======== Collected data

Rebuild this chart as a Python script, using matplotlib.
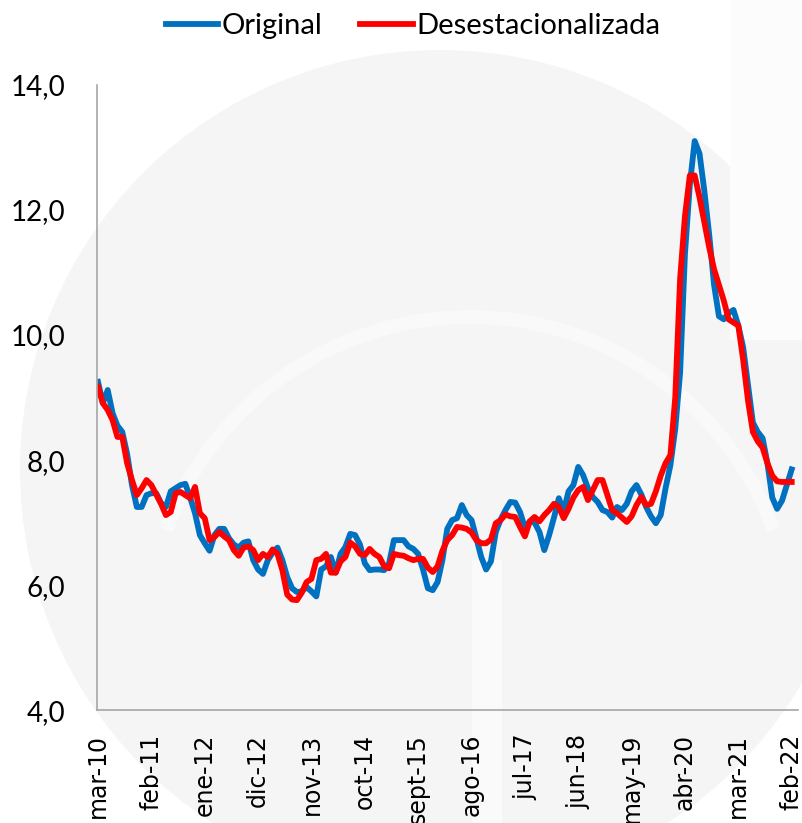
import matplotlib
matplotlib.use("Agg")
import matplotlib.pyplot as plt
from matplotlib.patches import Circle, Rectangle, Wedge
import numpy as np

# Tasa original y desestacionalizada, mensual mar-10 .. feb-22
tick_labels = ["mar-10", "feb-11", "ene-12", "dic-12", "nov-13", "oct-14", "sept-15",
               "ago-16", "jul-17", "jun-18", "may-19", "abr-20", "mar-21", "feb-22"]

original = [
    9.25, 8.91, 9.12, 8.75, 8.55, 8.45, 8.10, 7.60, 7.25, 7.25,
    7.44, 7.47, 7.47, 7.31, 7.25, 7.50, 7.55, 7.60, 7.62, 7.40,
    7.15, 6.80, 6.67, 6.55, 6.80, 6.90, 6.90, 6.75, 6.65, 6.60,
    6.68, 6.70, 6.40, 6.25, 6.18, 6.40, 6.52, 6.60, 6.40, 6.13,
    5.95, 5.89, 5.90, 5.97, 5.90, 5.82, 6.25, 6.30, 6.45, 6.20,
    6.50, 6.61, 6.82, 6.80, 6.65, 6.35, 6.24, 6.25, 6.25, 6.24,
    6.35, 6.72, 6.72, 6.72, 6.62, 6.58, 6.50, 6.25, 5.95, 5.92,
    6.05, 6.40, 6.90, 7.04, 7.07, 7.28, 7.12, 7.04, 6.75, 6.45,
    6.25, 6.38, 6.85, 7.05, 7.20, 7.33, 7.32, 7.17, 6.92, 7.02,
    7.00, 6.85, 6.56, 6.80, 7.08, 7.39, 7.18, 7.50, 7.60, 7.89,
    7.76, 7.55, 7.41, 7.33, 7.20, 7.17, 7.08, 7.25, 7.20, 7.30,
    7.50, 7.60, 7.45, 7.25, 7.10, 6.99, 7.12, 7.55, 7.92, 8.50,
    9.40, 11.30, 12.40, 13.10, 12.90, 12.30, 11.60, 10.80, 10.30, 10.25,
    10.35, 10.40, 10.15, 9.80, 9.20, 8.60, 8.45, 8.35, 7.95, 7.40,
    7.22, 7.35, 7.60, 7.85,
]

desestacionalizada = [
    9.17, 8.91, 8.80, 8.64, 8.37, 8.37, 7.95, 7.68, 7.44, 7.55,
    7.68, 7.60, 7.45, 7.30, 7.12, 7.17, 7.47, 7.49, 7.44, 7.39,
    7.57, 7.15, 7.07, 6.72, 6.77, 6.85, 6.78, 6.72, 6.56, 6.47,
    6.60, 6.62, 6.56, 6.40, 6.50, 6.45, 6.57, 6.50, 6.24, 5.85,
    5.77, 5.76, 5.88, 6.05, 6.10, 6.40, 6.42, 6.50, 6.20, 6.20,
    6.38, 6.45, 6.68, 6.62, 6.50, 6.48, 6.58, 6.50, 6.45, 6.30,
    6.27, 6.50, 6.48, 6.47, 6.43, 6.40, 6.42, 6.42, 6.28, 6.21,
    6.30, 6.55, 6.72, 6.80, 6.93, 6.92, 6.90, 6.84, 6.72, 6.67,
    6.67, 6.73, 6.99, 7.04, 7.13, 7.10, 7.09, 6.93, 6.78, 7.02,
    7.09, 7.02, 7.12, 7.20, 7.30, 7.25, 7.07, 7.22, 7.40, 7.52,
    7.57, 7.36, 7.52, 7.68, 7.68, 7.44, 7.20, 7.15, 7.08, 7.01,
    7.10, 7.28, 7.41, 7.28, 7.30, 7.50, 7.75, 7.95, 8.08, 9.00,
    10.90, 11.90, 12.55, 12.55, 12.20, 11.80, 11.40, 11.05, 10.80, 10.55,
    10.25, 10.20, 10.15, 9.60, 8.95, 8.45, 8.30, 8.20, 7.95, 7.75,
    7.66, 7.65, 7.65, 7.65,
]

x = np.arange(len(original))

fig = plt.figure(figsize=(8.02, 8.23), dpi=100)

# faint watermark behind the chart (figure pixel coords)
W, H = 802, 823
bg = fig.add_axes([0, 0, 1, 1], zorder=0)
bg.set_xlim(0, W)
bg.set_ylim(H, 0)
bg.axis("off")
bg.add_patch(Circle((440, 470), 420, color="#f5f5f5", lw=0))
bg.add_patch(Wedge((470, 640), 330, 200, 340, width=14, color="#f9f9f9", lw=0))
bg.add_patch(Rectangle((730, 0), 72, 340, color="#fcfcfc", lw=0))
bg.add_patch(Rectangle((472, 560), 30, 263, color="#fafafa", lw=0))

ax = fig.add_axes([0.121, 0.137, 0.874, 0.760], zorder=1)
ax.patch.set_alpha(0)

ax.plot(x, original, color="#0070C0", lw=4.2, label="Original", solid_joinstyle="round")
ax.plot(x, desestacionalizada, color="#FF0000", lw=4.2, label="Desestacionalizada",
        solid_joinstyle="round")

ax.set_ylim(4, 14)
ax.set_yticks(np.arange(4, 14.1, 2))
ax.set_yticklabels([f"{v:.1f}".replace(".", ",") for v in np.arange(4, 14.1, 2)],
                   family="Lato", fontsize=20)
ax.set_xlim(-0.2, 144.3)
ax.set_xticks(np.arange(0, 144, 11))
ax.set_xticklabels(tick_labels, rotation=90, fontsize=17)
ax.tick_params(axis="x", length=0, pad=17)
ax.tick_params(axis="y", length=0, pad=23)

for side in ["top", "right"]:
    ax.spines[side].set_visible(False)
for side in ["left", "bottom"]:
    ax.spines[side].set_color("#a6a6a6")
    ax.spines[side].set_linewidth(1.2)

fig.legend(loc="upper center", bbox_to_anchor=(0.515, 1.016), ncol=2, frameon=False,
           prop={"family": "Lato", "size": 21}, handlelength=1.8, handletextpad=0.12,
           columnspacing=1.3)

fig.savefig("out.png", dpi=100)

================

> _Challenge_
Reproduce the whole listing above word for word, but not its pictures.

> _Final answer_
Rebuild this chart as a Python script, using matplotlib.
import matplotlib
matplotlib.use("Agg")
import matplotlib.pyplot as plt
from matplotlib.patches import Circle, Rectangle, Wedge
import numpy as np

# Tasa original y desestacionalizada, mensual mar-10 .. feb-22
tick_labels = ["mar-10", "feb-11", "ene-12", "dic-12", "nov-13", "oct-14", "sept-15",
               "ago-16", "jul-17", "jun-18", "may-19", "abr-20", "mar-21", "feb-22"]

original = [
    9.25, 8.91, 9.12, 8.75, 8.55, 8.45, 8.10, 7.60, 7.25, 7.25,
    7.44, 7.47, 7.47, 7.31, 7.25, 7.50, 7.55, 7.60, 7.62, 7.40,
    7.15, 6.80, 6.67, 6.55, 6.80, 6.90, 6.90, 6.75, 6.65, 6.60,
    6.68, 6.70, 6.40, 6.25, 6.18, 6.40, 6.52, 6.60, 6.40, 6.13,
    5.95, 5.89, 5.90, 5.97, 5.90, 5.82, 6.25, 6.30, 6.45, 6.20,
    6.50, 6.61, 6.82, 6.80, 6.65, 6.35, 6.24, 6.25, 6.25, 6.24,
    6.35, 6.72, 6.72, 6.72, 6.62, 6.58, 6.50, 6.25, 5.95, 5.92,
    6.05, 6.40, 6.90, 7.04, 7.07, 7.28, 7.12, 7.04, 6.75, 6.45,
    6.25, 6.38, 6.85, 7.05, 7.20, 7.33, 7.32, 7.17, 6.92, 7.02,
    7.00, 6.85, 6.56, 6.80, 7.08, 7.39, 7.18, 7.50, 7.60, 7.89,
    7.76, 7.55, 7.41, 7.33, 7.20, 7.17, 7.08, 7.25, 7.20, 7.30,
    7.50, 7.60, 7.45, 7.25, 7.10, 6.99, 7.12, 7.55, 7.92, 8.50,
    9.40, 11.30, 12.40, 13.10, 12.90, 12.30, 11.60, 10.80, 10.30, 10.25,
    10.35, 10.40, 10.15, 9.80, 9.20, 8.60, 8.45, 8.35, 7.95, 7.40,
    7.22, 7.35, 7.60, 7.85,
]

desestacionalizada = [
    9.17, 8.91, 8.80, 8.64, 8.37, 8.37, 7.95, 7.68, 7.44, 7.55,
    7.68, 7.60, 7.45, 7.30, 7.12, 7.17, 7.47, 7.49, 7.44, 7.39,
    7.57, 7.15, 7.07, 6.72, 6.77, 6.85, 6.78, 6.72, 6.56, 6.47,
    6.60, 6.62, 6.56, 6.40, 6.50, 6.45, 6.57, 6.50, 6.24, 5.85,
    5.77, 5.76, 5.88, 6.05, 6.10, 6.40, 6.42, 6.50, 6.20, 6.20,
    6.38, 6.45, 6.68, 6.62, 6.50, 6.48, 6.58, 6.50, 6.45, 6.30,
    6.27, 6.50, 6.48, 6.47, 6.43, 6.40, 6.42, 6.42, 6.28, 6.21,
    6.30, 6.55, 6.72, 6.80, 6.93, 6.92, 6.90, 6.84, 6.72, 6.67,
    6.67, 6.73, 6.99, 7.04, 7.13, 7.10, 7.09, 6.93, 6.78, 7.02,
    7.09, 7.02, 7.12, 7.20, 7.30, 7.25, 7.07, 7.22, 7.40, 7.52,
    7.57, 7.36, 7.52, 7.68, 7.68, 7.44, 7.20, 7.15, 7.08, 7.01,
    7.10, 7.28, 7.41, 7.28, 7.30, 7.50, 7.75, 7.95, 8.08, 9.00,
    10.90, 11.90, 12.55, 12.55, 12.20, 11.80, 11.40, 11.05, 10.80, 10.55,
    10.25, 10.20, 10.15, 9.60, 8.95, 8.45, 8.30, 8.20, 7.95, 7.75,
    7.66, 7.65, 7.65, 7.65,
]

x = np.arange(len(original))

fig = plt.figure(figsize=(8.02, 8.23), dpi=100)

# faint watermark behind the chart (figure pixel coords)
W, H = 802, 823
bg = fig.add_axes([0, 0, 1, 1], zorder=0)
bg.set_xlim(0, W)
bg.set_ylim(H, 0)
bg.axis("off")
bg.add_patch(Circle((440, 470), 420, color="#f5f5f5", lw=0))
bg.add_patch(Wedge((470, 640), 330, 200, 340, width=14, color="#f9f9f9", lw=0))
bg.add_patch(Rectangle((730, 0), 72, 340, color="#fcfcfc", lw=0))
bg.add_patch(Rectangle((472, 560), 30, 263, color="#fafafa", lw=0))

ax = fig.add_axes([0.121, 0.137, 0.874, 0.760], zorder=1)
ax.patch.set_alpha(0)

ax.plot(x, original, color="#0070C0", lw=4.2, label="Original", solid_joinstyle="round")
ax.plot(x, desestacionalizada, color="#FF0000", lw=4.2, label="Desestacionalizada",
        solid_joinstyle="round")

ax.set_ylim(4, 14)
ax.set_yticks(np.arange(4, 14.1, 2))
ax.set_yticklabels([f"{v:.1f}".replace(".", ",") for v in np.arange(4, 14.1, 2)],
                   family="Lato", fontsize=20)
ax.set_xlim(-0.2, 144.3)
ax.set_xticks(np.arange(0, 144, 11))
ax.set_xticklabels(tick_labels, rotation=90, fontsize=17)
ax.tick_params(axis="x", length=0, pad=17)
ax.tick_params(axis="y", length=0, pad=23)

for side in ["top", "right"]:
    ax.spines[side].set_visible(False)
for side in ["left", "bottom"]:
    ax.spines[side].set_color("#a6a6a6")
    ax.spines[side].set_linewidth(1.2)

fig.legend(loc="upper center", bbox_to_anchor=(0.515, 1.016), ncol=2, frameon=False,
           prop={"family": "Lato", "size": 21}, handlelength=1.8, handletextpad=0.12,
           columnspacing=1.3)

fig.savefig("out.png", dpi=100)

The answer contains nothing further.